[Written request] The line holding "d3.scaleLinear().domain([0, 100]).range([plotBottom, plotTop]);" is the last one to output; start at the first line of the data, keep every line in between exactly, and leave out pictures.
◆ ◆ ◆ ◆ ◆ ◆ ◆
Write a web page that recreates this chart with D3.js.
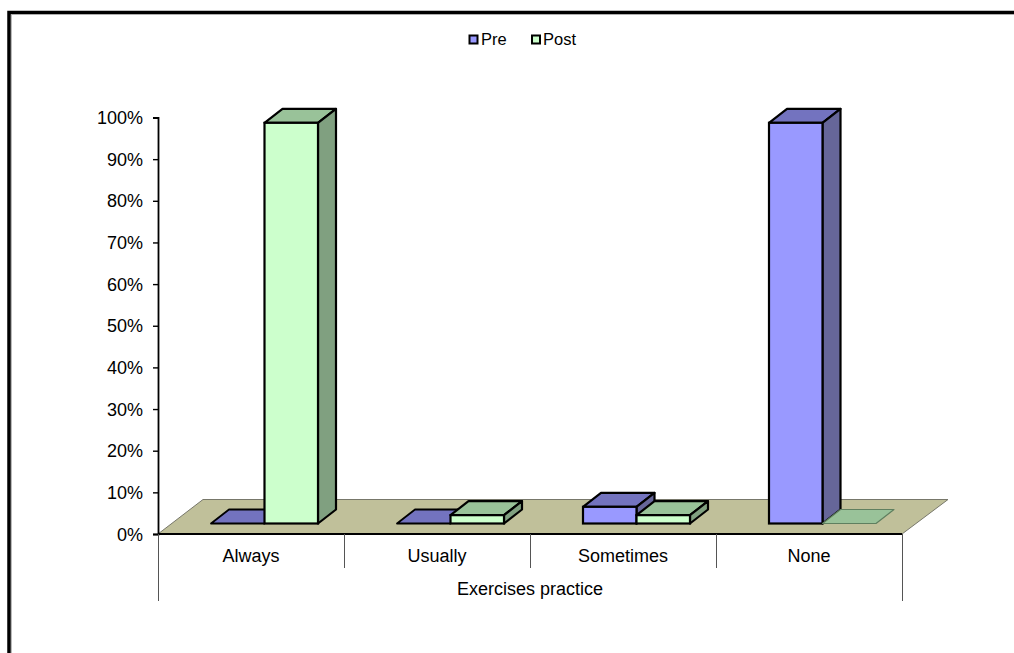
<!DOCTYPE html>
<html>
<head>
<meta charset="utf-8">
<script src="https://cdn.jsdelivr.net/npm/d3@7"></script>
<style>
html, body { margin: 0; padding: 0; background: #fff; }
svg { display: block; }
text { font-family: "Liberation Sans", Arial, sans-serif; font-size: 18px; fill: #000; }
.legend text { font-size: 16.5px; }
</style>
</head>
<body>
<svg id="chart" width="1014" height="653"></svg>
<script>
var categories = ["Always", "Usually", "Sometimes", "None"];
var seriesNames = ["Pre", "Post"];
var preValues = [0, 0, 4, 96.2];
var postValues = [96.2, 2, 2, 0];
var yTicks = [0, 10, 20, 30, 40, 50, 60, 70, 80, 90, 100];
var xTitle = "Exercises practice";

var colors = {
    Pre: { front: "#9999ff", top: "#7373bf", side: "#666699" },
    Post: { front: "#ccffcc", top: "#99c299", side: "#80a080" }
};

var svg = d3.select("#chart");
var plotLeft = 158, plotRight = 902, plotTop = 117.5, plotBottom = 534;
var floorDx = 45, floorDy = 34.5;   // depth of the floor
var depthDx = 18, depthDy = 14;     // depth of a bar
var barDx = 13.5, barDy = 10.5;     // bars stand this far back on the floor

var x = d3.scaleBand().domain(categories).range([plotLeft, plotRight]);
var inner = d3.scaleBand().domain(seriesNames).range([x.bandwidth() / 2 - 53.5, x.bandwidth() / 2 + 53.5]);
var y = d3.scaleLinear().domain([0, 100]).range([plotBottom, plotTop]);

// frame, only left and top are visible in the picture
svg.append("path").attr("d", "M9,653V12.5H1014").attr("fill", "none").attr("stroke", "#000").attr("stroke-width", 3.5);
svg.append("path").attr("d", "M11.5,653V14.5H1014").attr("fill", "none").attr("stroke", "#aaa").attr("stroke-width", 0.8);

// floor
svg.append("polygon")
    .attr("points", [[plotLeft, plotBottom], [plotLeft + floorDx, plotBottom - floorDy], [plotRight + floorDx + 1, plotBottom - floorDy], [plotRight, plotBottom]].join(" "))
    .attr("fill", "#c0c09a")
    .attr("stroke", "#77776a")
    .attr("stroke-width", 1);

// y axis
var yAxis = d3.axisLeft(y).tickValues(yTicks).tickSize(5).tickPadding(10).tickFormat(function (d) { return d + "%"; });
var gy = svg.append("g").attr("transform", "translate(" + plotLeft + ",0)").call(yAxis);
gy.attr("font-family", null).attr("font-size", null);
gy.select(".domain").attr("stroke", "#000").attr("stroke-width", 1.8);
gy.selectAll(".tick line").attr("stroke", "#000").attr("stroke-width", 1.4);
gy.selectAll("text").attr("x", -15).attr("dy", "0.34em");

// x axis, two level
var gx = svg.append("g").attr("class", "x-axis");
gx.append("line").attr("x1", plotLeft).attr("x2", plotRight).attr("y1", plotBottom).attr("y2", plotBottom)
    .attr("stroke", "#000").attr("stroke-width", 1.8);
var edges = categories.map(function (c) { return x(c); }).concat([plotRight]);
gx.selectAll(".sep").data(edges).enter().append("line")
    .attr("class", "sep")
    .attr("x1", function (d) { return d + 0.5; })
    .attr("x2", function (d) { return d + 0.5; })
    .attr("y1", plotBottom)
    .attr("y2", function (d, i) { return (i === 0 || i === categories.length) ? 601 : 568; })
    .attr("stroke", "#555")
    .attr("stroke-width", 1);
gx.selectAll(".cat").data(categories).enter().append("text")
    .attr("class", "cat")
    .attr("x", function (d) { return x(d) + x.bandwidth() / 2; })
    .attr("y", 562)
    .attr("text-anchor", "middle")
    .text(function (d) { return d; });
gx.append("text").attr("x", (plotLeft + plotRight) / 2).attr("y", 595).attr("text-anchor", "middle").text(xTitle);

// bars, drawn back to front in series order
function pts(list) { return list.map(function (p) { return p.join(","); }).join(" "); }

function drawBar(g, cat, name, value) {
    var c = colors[name];
    var x0 = x(cat) + inner(name) + barDx, x1 = x0 + inner.bandwidth();
    var base = plotBottom - barDy;
    var h = y(0) - y(value);
    var t = base - h;
    var line = value > 0 || name === "Pre" ? "#000" : "#5f7f5f";
    var w = value > 0 ? 2.2 : (name === "Pre" ? 1.8 : 1.2);
    g.append("polygon")
        .attr("points", pts([[x0, t], [x0 + depthDx, t - depthDy], [x1 + depthDx, t - depthDy], [x1, t]]))
        .attr("fill", c.top).attr("stroke", line).attr("stroke-width", w).attr("stroke-linejoin", "round");
    if (value > 0) {
        g.append("polygon")
            .attr("points", pts([[x1, t], [x1 + depthDx, t - depthDy], [x1 + depthDx, base - depthDy], [x1, base]]))
            .attr("fill", c.side).attr("stroke", line).attr("stroke-width", w).attr("stroke-linejoin", "round");
        g.append("rect")
            .attr("x", x0).attr("y", t).attr("width", x1 - x0).attr("height", h)
            .attr("fill", c.front).attr("stroke", line).attr("stroke-width", w);
    }
}

var barsG = svg.append("g").attr("class", "bars");
categories.forEach(function (cat, i) {
    drawBar(barsG, cat, "Pre", preValues[i]);
    drawBar(barsG, cat, "Post", postValues[i]);
});

// legend
var legendX = [469.5, 532];
var legend = svg.append("g").attr("class", "legend");
seriesNames.forEach(function (name, i) {
    legend.append("rect").attr("x", legendX[i]).attr("y", 35.5).attr("width", 8).attr("height", 8)
        .attr("fill", colors[name].front).attr("stroke", "#000").attr("stroke-width", 2);
    legend.append("text").attr("x", i === 0 ? 481 : 543).attr("y", 45).text(name);
});
</script>
</body>
</html>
◆ ◆ ◆ ◆ ◆ ◆ ◆
[Solution to the exercise]
Write a web page that recreates this chart with D3.js.
<!DOCTYPE html>
<html>
<head>
<meta charset="utf-8">
<script src="https://cdn.jsdelivr.net/npm/d3@7"></script>
<style>
html, body { margin: 0; padding: 0; background: #fff; }
svg { display: block; }
text { font-family: "Liberation Sans", Arial, sans-serif; font-size: 18px; fill: #000; }
.legend text { font-size: 16.5px; }
</style>
</head>
<body>
<svg id="chart" width="1014" height="653"></svg>
<script>
var categories = ["Always", "Usually", "Sometimes", "None"];
var seriesNames = ["Pre", "Post"];
var preValues = [0, 0, 4, 96.2];
var postValues = [96.2, 2, 2, 0];
var yTicks = [0, 10, 20, 30, 40, 50, 60, 70, 80, 90, 100];
var xTitle = "Exercises practice";

var colors = {
    Pre: { front: "#9999ff", top: "#7373bf", side: "#666699" },
    Post: { front: "#ccffcc", top: "#99c299", side: "#80a080" }
};

var svg = d3.select("#chart");
var plotLeft = 158, plotRight = 902, plotTop = 117.5, plotBottom = 534;
var floorDx = 45, floorDy = 34.5;   // depth of the floor
var depthDx = 18, depthDy = 14;     // depth of a bar
var barDx = 13.5, barDy = 10.5;     // bars stand this far back on the floor

var x = d3.scaleBand().domain(categories).range([plotLeft, plotRight]);
var inner = d3.scaleBand().domain(seriesNames).range([x.bandwidth() / 2 - 53.5, x.bandwidth() / 2 + 53.5]);
var y = d3.scaleLinear().domain([0, 100]).range([plotBottom, plotTop]);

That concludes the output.